Sonny_OrrRecently, a young Inuk woman started plucking her gift from home, a goose, on a train in Montreal’s métro. This was recorded on a cellphone and uploaded to the Internet. It went viral for all the wrong reasons.

Eventually, the young woman came forth to explain that she’s an Inuk simply practicing her traditional food preparation. This story riled me as I remember the days spent in the south, months on end without real food that didn’t come in a package.

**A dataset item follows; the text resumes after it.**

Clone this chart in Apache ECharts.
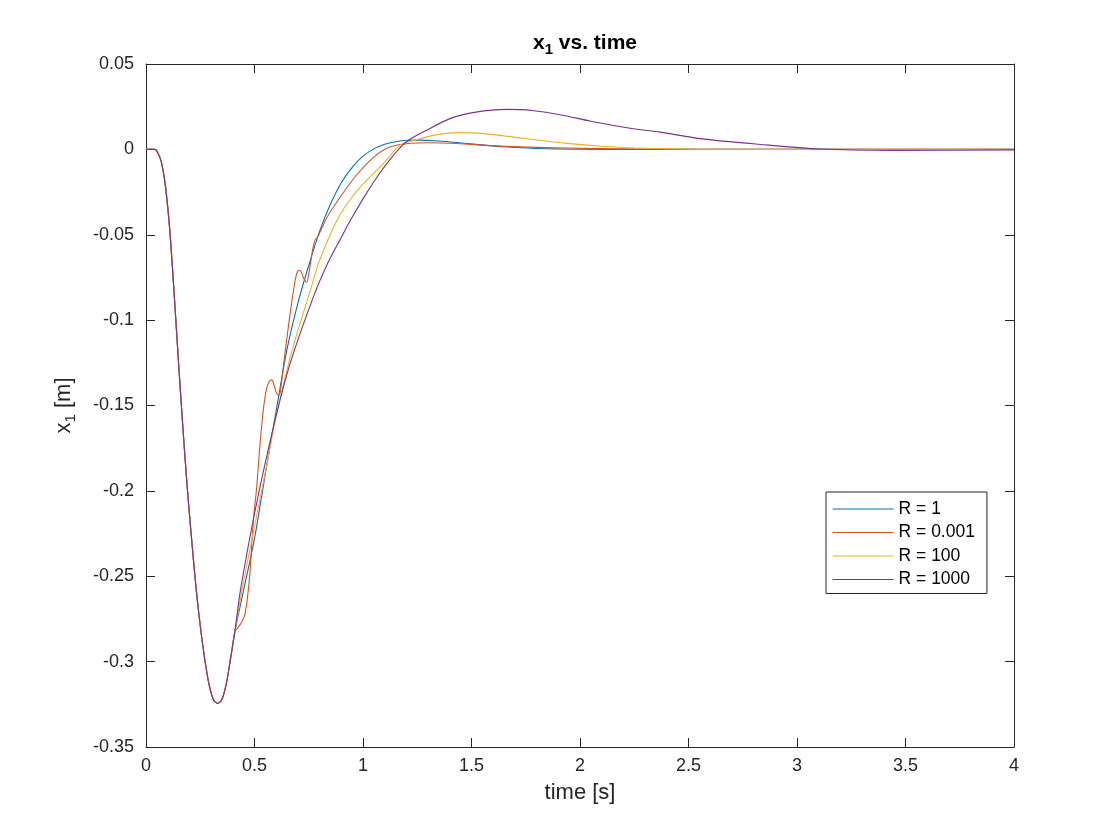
<!DOCTYPE html>
<html>
<head>
<meta charset="utf-8">
<title>x1 vs. time</title>
<script src="https://cdn.jsdelivr.net/npm/echarts@6/dist/echarts.min.js"></script>
<style>
html,body{margin:0;padding:0;background:#fff;}
#main{width:1120px;height:840px;}
</style>
</head>
<body>
<div id="main"></div>
<script>
// shared part of the response (all R values coincide up to ~0.41 s)
var commonT = [0, 0.04, 0.05, 0.07, 0.09, 0.11, 0.13, 0.15, 0.17, 0.19, 0.21, 0.23, 0.25, 0.27, 0.29, 0.31, 0.33, 0.35, 0.37, 0.39];
var commonV = [0, 0, -0.001, -0.007, -0.022, -0.048, -0.085, -0.125, -0.163, -0.198, -0.228, -0.256, -0.279, -0.298, -0.313, -0.322, -0.3245, -0.322, -0.313, -0.298];

// R = 1
var blueT = [0.41, 0.45, 0.50, 0.55, 0.60, 0.65, 0.70, 0.75, 0.80, 0.85, 0.90, 0.95, 1.00, 1.05, 1.10, 1.15, 1.20, 1.25, 1.35, 1.50, 1.65, 1.80, 2.0, 2.5, 3.0, 4.0];
var blueV = [-0.282, -0.258, -0.228, -0.190, -0.153, -0.117, -0.090, -0.068, -0.048, -0.032, -0.0195, -0.0105, -0.004, 0.0003, 0.003, 0.0045, 0.0053, 0.0054, 0.0049, 0.0032, 0.0015, 0.0005, 0.0001, 0, 0, 0];

// R = 0.001
var redT = [0.41, 0.418, 0.441, 0.456, 0.468, 0.479, 0.495, 0.51, 0.522, 0.533, 0.545, 0.556, 0.568, 0.579, 0.59, 0.602, 0.614, 0.625, 0.636, 0.648, 0.66, 0.671, 0.683, 0.694, 0.706, 0.716, 0.725, 0.74, 0.75, 0.759, 0.769, 0.779, 0.79, 0.80, 0.833, 0.90, 0.97, 1.05, 1.12, 1.2, 1.3, 1.45, 1.63, 1.94, 2.25, 2.6, 3.0, 4.0];
var redV = [-0.282, -0.281, -0.277, -0.272, -0.262, -0.248, -0.217, -0.198, -0.178, -0.162, -0.148, -0.140, -0.136, -0.135, -0.138, -0.143, -0.144, -0.136, -0.124, -0.112, -0.100, -0.090, -0.080, -0.073, -0.0708, -0.072, -0.0752, -0.0778, -0.073, -0.066, -0.058, -0.053, -0.0515, -0.049, -0.040, -0.027, -0.015, -0.0045, 0.0012, 0.0033, 0.0039, 0.0033, 0.0019, 0.0008, 0.0002, 0, 0, 0];

// R = 100
var yellowT = [0.41, 0.45, 0.50, 0.55, 0.60, 0.656, 0.70, 0.748, 0.80, 0.856, 0.90, 0.955, 1.017, 1.10, 1.17, 1.2, 1.25, 1.324, 1.43, 1.53, 1.63, 1.78, 1.94, 2.1, 2.25, 2.55, 3.0, 4.0];
var yellowV = [-0.282, -0.253, -0.221, -0.189, -0.156, -0.126, -0.106, -0.0865, -0.065, -0.048, -0.037, -0.027, -0.018, -0.0075, 0.0025, 0.004, 0.0058, 0.0082, 0.0098, 0.0095, 0.0082, 0.0058, 0.0035, 0.0018, 0.0008, 0.0001, 0, 0];

// R = 1000
var purpleT = [0.41, 0.433, 0.479, 0.525, 0.594, 0.664, 0.771, 0.84, 0.894, 0.94, 1.0, 1.05, 1.1, 1.15, 1.2, 1.29, 1.401, 1.52, 1.662, 1.78, 1.908, 2.05, 2.245, 2.369, 2.553, 2.83, 3.106, 3.44, 4.0];
var purpleV = [-0.282, -0.260, -0.227, -0.198, -0.159, -0.1255, -0.0865, -0.066, -0.053, -0.042, -0.029, -0.019, -0.010, -0.002, 0.0045, 0.011, 0.018, 0.0218, 0.0234, 0.0228, 0.0203, 0.0165, 0.0121, 0.0101, 0.0063, 0.0029, 0.0002, -0.0006, -0.0003];

var names = ['R = 1', 'R = 0.001', 'R = 100', 'R = 1000'];
var colors = ['#0072BD', '#D95319', '#EDB120', '#7E2F8E'];

var xTicks = [0, 4, 0.5];       // min, max, interval
var yTicks = [-0.35, 0.05, 0.05];

function pairs(t, v){
	var out = [];
	for (var i = 0; i < commonT.length; i++) out.push([commonT[i], commonV[i]]);
	for (var j = 0; j < t.length; j++) out.push([t[j], v[j]]);
	return out;
}

var font = 'Liberation Sans, Arial, Helvetica, sans-serif';
var axisCol = '#262626';

var tails = [[blueT, blueV], [redT, redV], [yellowT, yellowV], [purpleT, purpleV]];
var series = [];
for (var k = 0; k < tails.length; k++) {
	series.push({
		name: names[k],
		type: 'line',
		data: pairs(tails[k][0], tails[k][1]),
		symbol: 'none',
		smooth: 0.3,
		lineStyle: {width: 1.1, color: colors[k]},
		itemStyle: {color: colors[k]},
		animation: false
	});
}

function boxAxis(common, extra){
	var o = {
		type: 'value',
		min: common[0], max: common[1], interval: common[2],
		axisLine: {show: true, onZero: false, lineStyle: {color: axisCol, width: 1}},
		axisTick: {show: true, inside: true, length: 9, lineStyle: {color: axisCol}},
		splitLine: {show: false}
	};
	for (var key in extra) o[key] = extra[key];
	return o;
}

var chart = echarts.init(document.getElementById('main'));
chart.setOption({
	backgroundColor: '#fff',
	animation: false,
	title: {
		text: '{b|x}{s|1}{b| vs. time}',
		left: 580,
		top: 24,
		textAlign: 'center',
		textStyle: {
			rich: {
				b: {fontFamily: font, fontSize: 21, fontWeight: 'bold', color: '#000'},
				s: {fontFamily: font, fontSize: 15, fontWeight: 'bold', color: '#000', padding: [13, 0, 0, 0]}
			}
		}
	},
	grid: {left: 146, right: 106, top: 64, bottom: 93, containLabel: false},
	legend: {
		orient: 'vertical',
		left: 826,
		top: 492,
		padding: [8, 12, 5, 6],
		itemWidth: 61,
		itemHeight: 14,
		itemGap: 5.5,
		itemStyle: {opacity: 0, borderWidth: 0},
		lineStyle: {width: 1.1},
		backgroundColor: '#fff',
		borderColor: axisCol,
		borderWidth: 1,
		borderRadius: 0,
		textStyle: {fontFamily: font, fontSize: 17.5, color: '#000'},
		data: names
	},
	xAxis: [
		boxAxis(xTicks, {
			position: 'bottom',
			name: 'time [s]',
			nameLocation: 'middle',
			nameGap: 35,
			nameTextStyle: {fontFamily: font, fontSize: 22, color: axisCol},
			axisLabel: {fontFamily: font, fontSize: 18, color: axisCol, margin: 10}
		}),
		boxAxis(xTicks, {position: 'top', axisLabel: {show: false}})
	],
	yAxis: [
		boxAxis(yTicks, {
			position: 'left',
			name: '{n|x}{s|1}{n| [m]}',
			nameLocation: 'middle',
			nameGap: 68,
			nameTextStyle: {
				rich: {
					n: {fontFamily: font, fontSize: 22, color: axisCol},
					s: {fontFamily: font, fontSize: 15, color: axisCol, padding: [13, 0, 0, 0]}
				}
			},
			axisLabel: {
				fontFamily: font, fontSize: 18, color: axisCol, margin: 12,
				formatter: function(v){ return String(+v.toFixed(2)); }
			}
		}),
		boxAxis(yTicks, {position: 'right', axisLabel: {show: false}})
	],
	series: series
});
</script>
</body>
</html>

Kraft dinners and cheap hams, day-old bread and 10 pounds of mayo with nickel pickles and sardines. That was the fare back in the day when monthly rations of funds went to the rent and left little for food. This is the common situation for many people from the north who crave for foods rich in nutrients that are also culturally and palate satisfying. Kudos to her, I say.
Other unfortunate students studying in southern cities would often salivate at the sight of the Canada goose, just walking within reach of hungry hands. One time, at the end of the month and payday still a week away, students called each other to see what was left in their pantry. One had some breadcrumbs, one had an onion, what to do?

Desperate, one young lad snuck up to sleeping geese in the park and coaxed them with some of the crumbs, a few calls and snatched an unsuspecting goose! He quickly killed it and hurried back to the others. They had enough for a stuffed goose! Another hungry student showed up with carrots and a feast was under way.

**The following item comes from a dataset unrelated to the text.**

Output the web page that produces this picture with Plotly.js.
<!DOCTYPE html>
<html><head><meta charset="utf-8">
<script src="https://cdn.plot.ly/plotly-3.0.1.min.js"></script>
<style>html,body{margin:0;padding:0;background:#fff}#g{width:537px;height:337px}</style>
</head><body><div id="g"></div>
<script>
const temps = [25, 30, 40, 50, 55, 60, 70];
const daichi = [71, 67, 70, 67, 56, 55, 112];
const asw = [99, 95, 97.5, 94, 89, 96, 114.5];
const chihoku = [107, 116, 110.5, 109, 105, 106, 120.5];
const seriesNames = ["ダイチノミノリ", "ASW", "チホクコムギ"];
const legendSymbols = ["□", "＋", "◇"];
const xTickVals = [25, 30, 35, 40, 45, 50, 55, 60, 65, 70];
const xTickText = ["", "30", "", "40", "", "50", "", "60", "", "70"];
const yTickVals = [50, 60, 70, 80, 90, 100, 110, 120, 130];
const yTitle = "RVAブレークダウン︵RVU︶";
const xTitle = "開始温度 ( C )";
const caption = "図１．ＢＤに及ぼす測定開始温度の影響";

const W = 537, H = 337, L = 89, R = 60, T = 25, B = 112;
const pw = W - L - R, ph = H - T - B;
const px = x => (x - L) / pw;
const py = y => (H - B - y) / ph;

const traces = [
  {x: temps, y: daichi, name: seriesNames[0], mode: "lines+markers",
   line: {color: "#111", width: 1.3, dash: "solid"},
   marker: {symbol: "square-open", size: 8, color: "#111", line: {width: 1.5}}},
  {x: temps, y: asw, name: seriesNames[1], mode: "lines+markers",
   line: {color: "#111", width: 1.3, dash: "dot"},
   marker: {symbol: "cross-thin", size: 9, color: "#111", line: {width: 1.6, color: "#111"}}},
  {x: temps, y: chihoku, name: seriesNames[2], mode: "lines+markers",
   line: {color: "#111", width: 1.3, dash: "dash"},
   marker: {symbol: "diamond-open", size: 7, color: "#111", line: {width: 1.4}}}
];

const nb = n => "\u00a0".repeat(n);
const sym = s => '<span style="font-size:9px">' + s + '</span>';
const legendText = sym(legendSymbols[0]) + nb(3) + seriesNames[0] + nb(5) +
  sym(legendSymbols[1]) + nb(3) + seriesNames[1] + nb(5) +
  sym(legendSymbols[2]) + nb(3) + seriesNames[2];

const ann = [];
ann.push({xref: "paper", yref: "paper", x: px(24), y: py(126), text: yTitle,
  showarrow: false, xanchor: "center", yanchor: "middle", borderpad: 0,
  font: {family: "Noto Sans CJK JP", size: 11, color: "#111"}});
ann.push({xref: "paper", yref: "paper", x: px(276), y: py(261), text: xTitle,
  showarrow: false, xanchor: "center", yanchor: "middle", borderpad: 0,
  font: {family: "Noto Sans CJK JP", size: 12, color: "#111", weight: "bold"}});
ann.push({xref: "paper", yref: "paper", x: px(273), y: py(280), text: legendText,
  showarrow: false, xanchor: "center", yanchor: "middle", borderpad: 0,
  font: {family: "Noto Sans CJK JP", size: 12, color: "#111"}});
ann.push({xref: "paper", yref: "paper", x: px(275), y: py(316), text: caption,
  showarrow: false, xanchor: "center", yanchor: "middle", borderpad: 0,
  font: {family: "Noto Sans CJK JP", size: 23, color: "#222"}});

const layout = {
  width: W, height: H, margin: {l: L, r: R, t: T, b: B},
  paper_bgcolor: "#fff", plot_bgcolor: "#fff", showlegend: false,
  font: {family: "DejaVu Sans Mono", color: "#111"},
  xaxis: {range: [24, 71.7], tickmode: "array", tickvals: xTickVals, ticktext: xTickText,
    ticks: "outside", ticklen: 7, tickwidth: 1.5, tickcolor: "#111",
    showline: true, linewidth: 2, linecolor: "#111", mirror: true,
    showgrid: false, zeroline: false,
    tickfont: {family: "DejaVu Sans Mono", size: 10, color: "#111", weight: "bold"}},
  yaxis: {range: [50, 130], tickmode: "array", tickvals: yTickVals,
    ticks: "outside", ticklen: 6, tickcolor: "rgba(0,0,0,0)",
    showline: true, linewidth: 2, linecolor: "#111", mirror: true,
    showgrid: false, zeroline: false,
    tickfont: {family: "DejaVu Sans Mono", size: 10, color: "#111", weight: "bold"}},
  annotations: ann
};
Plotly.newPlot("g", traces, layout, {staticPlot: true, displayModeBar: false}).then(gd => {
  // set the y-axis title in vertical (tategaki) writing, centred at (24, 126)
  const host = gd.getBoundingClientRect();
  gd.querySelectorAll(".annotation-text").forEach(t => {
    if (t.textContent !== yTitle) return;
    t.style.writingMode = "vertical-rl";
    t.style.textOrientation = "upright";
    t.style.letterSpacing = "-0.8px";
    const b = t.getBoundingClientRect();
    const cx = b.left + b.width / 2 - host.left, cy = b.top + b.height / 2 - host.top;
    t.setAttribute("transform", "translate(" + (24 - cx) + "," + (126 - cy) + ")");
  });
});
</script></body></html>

Seeing such abundance of food hanging around in an area where they are considered pests may be an answer to a problem for many people. Harvesting the pests and allowing the people from the north to process those geese for food may work for those in need of such solutions. Something to mull over, I guess. I just hope that the southern population doesn’t discover how good they taste.

I guess the young Inuk and her spectators may be on to something. What if the métro became a showcase for all kinds of food preparation techniques from around the world? I guess the population may become more aware of how their chickens are processed, or how long it takes to kill a pig or even lay an egg. The world of food does not start from a package! It comes from the land around the area and even from other lands from around the world! But does spreading peanut butter on a jam sandwich while traveling to work or school or wherever on the métro deserve the same coverage as a goose being plucked?

Perhaps authorities should stop food from being exposed in public areas. Maybe the world will be a better place? Naaah! Who cares, as long as someone enjoys the food. It should remain what it is – food. Not some orgiastic display of bloodletting that the public always wanted, but something that any good woman from the north would know right off the bat, it’s better when it’s cooked over a fire.